Haydn’s Op.76 No.4 Quartet, the ‘Sunrise’, brought gravity and substance to the Cadogan Hall.  The first violin’s upward curl at the start of the Allegro con spirito was beautifully phrased, and the Aris Quartet displayed sensitivity to the harmonic nuances balanced by robustness in the more dynamic and energetic passagework.  Bright sforzandos, springy syncopations, lithe semiquavers oscillations, and quite gruff and dry spiccatos (again) contributed to the vibrancy of the overall soundscape.  At the start of the Development section there was a welcome spaciousness, with the move to the minor tonality, before the theme was grabbed by the scruff of its neck and subjected, in a short space of time, to busy development, transformation and translation.  The Recapitulation brought relief, and the climbing coils concluded with much more emphatic cadences.  The was a searching quality as the material was reprised and varied, and a sense of confidence was communicated when it found its true path.  

The following Adagio had a lovely reedy quality at the start – like a squeeze box, with juicy swells – which contrasted subsequently with a transparency facilitating dialogue between the first violin and cello, always pushing forward.  The Menuetto possessed delightful grace: but just as one felt as if one might be whisked off one’s feet, the Aris truncated the dream with a robust, realistic stamp! – and such rustic honesty created continuity into the drone and thigh-slapping of the Trio.  To my ears the final Allegro, ma non troppo felt too agitated: there was too much intervention – dynamic, textural – in a theme which should surely unfold sweetly, like a song.  The minor key variation was quite intense, but with the restatement of the original theme there was a gradual and compelling increase of tempo, leading to a Più Allegro which swept all along in its wake.

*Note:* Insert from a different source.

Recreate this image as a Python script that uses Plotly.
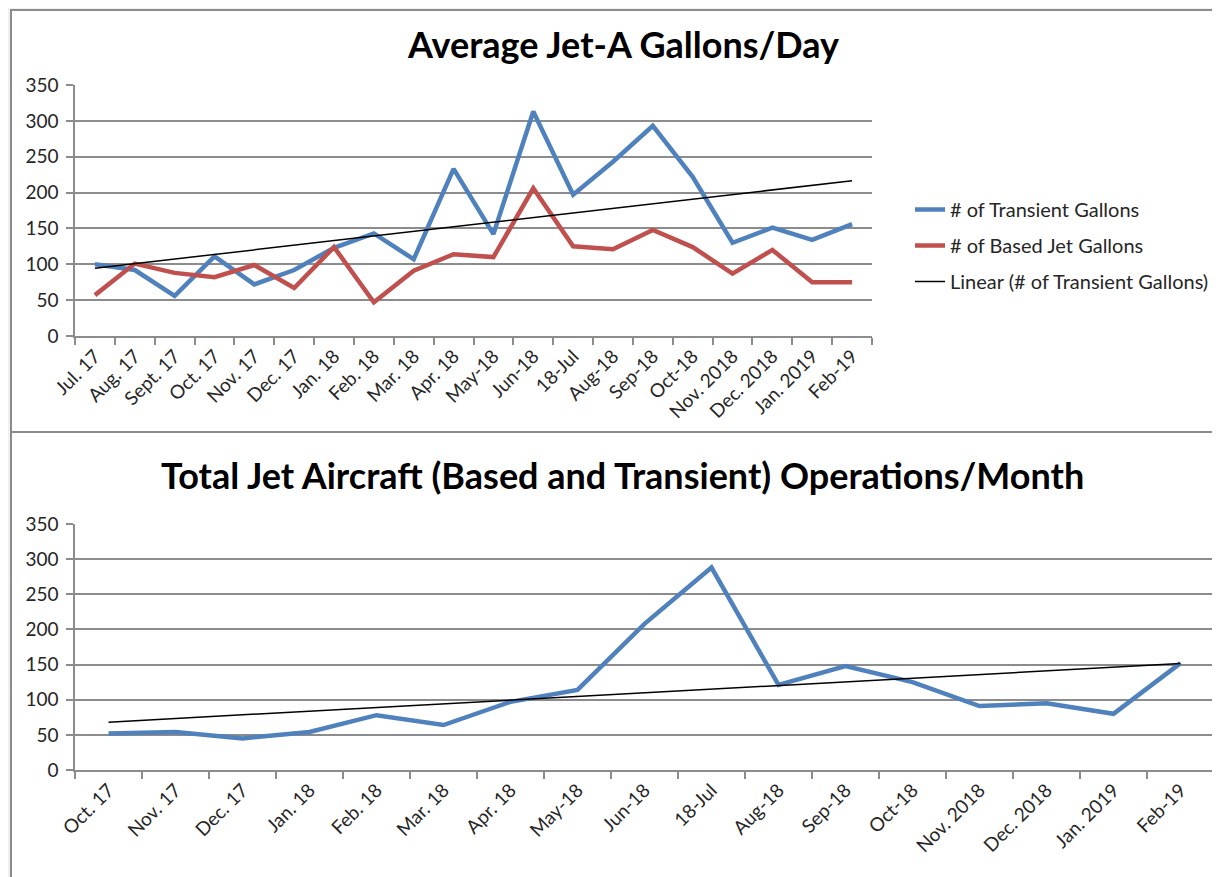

The Aris Quartet’s encore was the Finale: vivace ma non troppo of Dvořák’s ‘American’ Quartet.  It was skilfully and expressively played, and presumably designed to display a wider expressive palette, but somewhat at odds with the spirit of the preceding concert.  Nevertheless, it did make me want to hear the Aris Quartet again, especially in repertoire that takes a step from the eighteenth century into less genteel worlds.